La storia e la maschera

LA STORIA DEL CARNEVALE
Il Carnevale Storico Persicetano appartiene a quella categoria di Carnevali urbani o cittadini che, tra fine Ottocento e inizio Novecento, vede il riscatto dei piccoli borghi nei confronti delle grandi città. Mentre gli efferati e ingombranti eccessi carnevaleschi, che per secoli avevano incendiato le piazze dei grossi centri urbani, decadono inesorabilmente fino a morire – poiché incompatibili con la nuova sensibilità postrisorgimentale – alle porte del XX secolo il Carnevale resuscita nelle zone di provincia. La piccola borghesia ne fa una festa più morigerata, in cui celebra il proprio buon vivere organizzando veglioni danzanti e raffinati corsi mascherati. Nel 1874, sotto la guida della Società del Bertoldo, i festeggiamenti che fino all’anno precedente si erano svolti in maniera estemporanea acquisiscono organicità, e le sfilate di carri allegorici diventano progressivamente sempre più centrali nella manifestazione. Col passare del tempo la complessità degli artefatti aumenta: la Persiceto dell’epoca è infatti un crogiolo di maestranze tecniche e meccaniche, fiore all’occhiello di una nascente industria manifatturiera che le vale l’appellativo di piccola Manchester dell’Emilia. Arte e artigianato del territorio, coniugati con le nuove capacità tecnologiche della modernità, si immergono nel brodo primordiale della millenaria civiltà contadina, e ciò che ne esce prende il nome di Spillo.

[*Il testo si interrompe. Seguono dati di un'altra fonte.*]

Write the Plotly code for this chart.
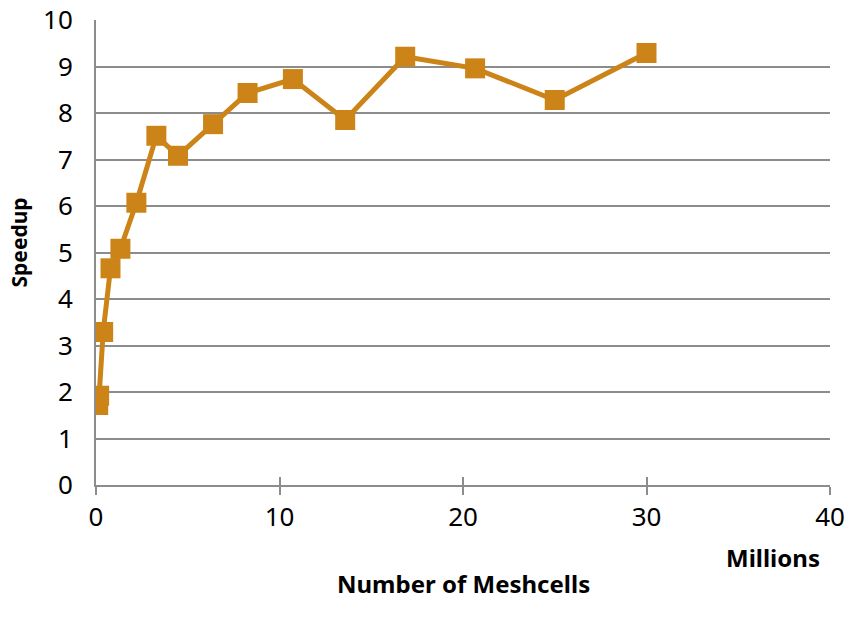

LA MASCHERA DI RE BERTOLDO
Sovrano del Carnevale locale, Re Bertoldo è una maschera creata ad hoc dagli organizzatori del primo Carnevale istituzionalizzato del 1874, i quali si ispirarono all’omonimo Bertoldo della cultura popolare, personaggio letterario reso celebre all’inizio del XVII secolo dalla penna dello scrittore persicetano Giulio Cesare Croce. Rielaborando il testo di origine medioevale noto come Dialogus Salomonis et Marcolphi, e mescolandovi fonti orali di natura leggendaria legate al paganesimo misterico del mondo agreste, il Croce instilla nella figura di Bertoldo i tratti del trickster, l’inferiore che umilia i superiori, il campione della tautologia assurda e del nonsense sapiente. Tuttavia, in ossequio alla sovversione dei ruoli che è propria del Carnevale, la comunità carnevalesca persicetana, in una sorta di metempsicosi laica e farsesca, trasforma il rozzo villano elevandolo di ceto. Bertoldo cambia abito e diventa un sovrano bonario, dispensatore di consigli paternalistici e amante del buon cibo e delle belle donne. Accompagnato dalla Regina Marcolfa e dal Principe Bertoldino, inaugura i corsi mascherati con la lettura del Discorso della Corona, una zirudèla – componimento dialettale in versi ottonari in rima baciata – attraverso la quale vengono commentati con irriverenza i fatti salienti – locali e non – dell’anno appena trascorso.